Sherman Alexie’s A Drug Called Tradition is a perfect example of how a member of a suppressed race inside a more dominant culture can approach the preservation of traditional sacred rites as well as cultural and religious teachings despite the efforts of the dominant culture to eradicate them. This story offers a great deal of depth and irony as well as preserving a sacred ritual along with a sacred occupation. Alexie has found a way to bring his tribe into the modern world without losing touch with his ancestral heritage at the same time. This is no easy task, but A Drug Called Tradition is indeed the “one drum that can fit in my hand, but if I think if I played it a little, it might fill up the whole world.” (394)


Works Cited

Brown, W. & Ling. A. Imagining America: Stories From The Promised Land. Persea Books, Inc. New York. 2002. Pgs. 387-394.
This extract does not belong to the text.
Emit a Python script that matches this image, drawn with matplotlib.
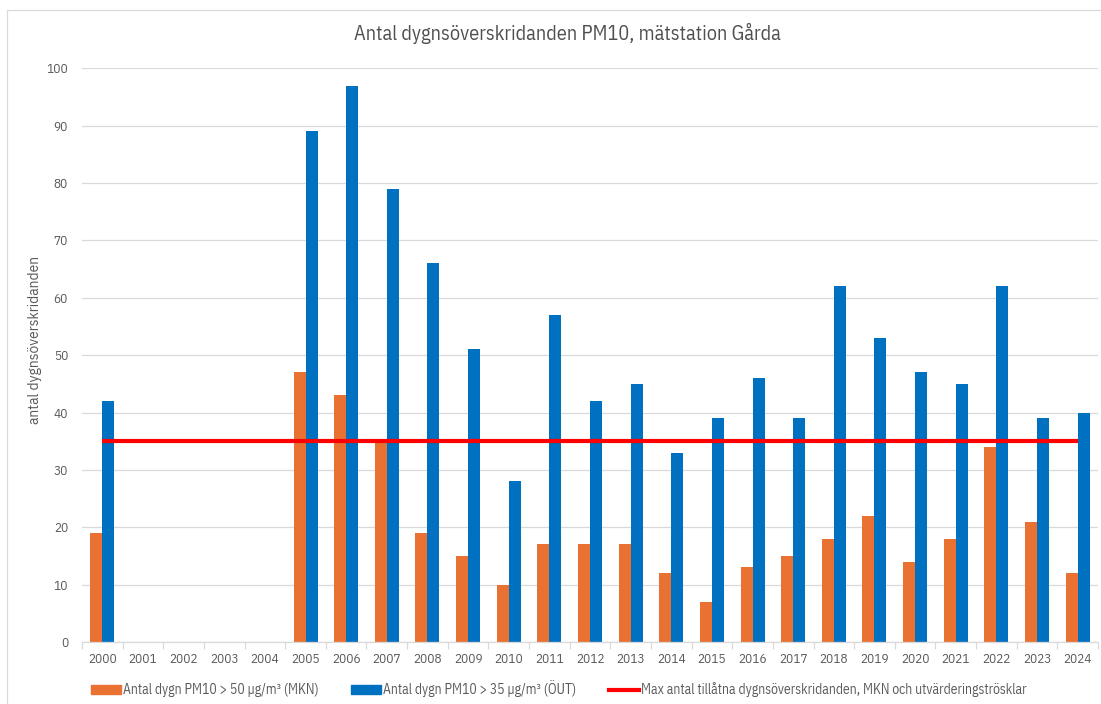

Lee, A. Robert. Multicultural American Literature: Comparative Black, Native, Latino/a, and Asian American Fictions. Edinburgh University Press, Ltd. Edinburgh. United States Publication by University Press of Mississippi. 2003. Pgs. 90-119.

La Barre, Weston. The Peyote Cult. University of Oklahoma Press, Norman Oklahoma. 1989. Pgs. 10-22.

Aigner-Varoz, Erika. Metaphors of a Mestiza Consciousness: Anzaldua’s Borderlands/La Frontera – Critical Essay. Society for the Study of the Multi-Ethnics Literature of the United States 2000. The Gale Group 2001. Retrieved from the World Wide Web from BNET Research Center 14 December 2007. Pg. 1.

Fisher, Mary Pat. Living Religions. University of Phoenix. Prentice Hall, Inc. Upper Saddle River, NJ 1999. Pgs. 59-60.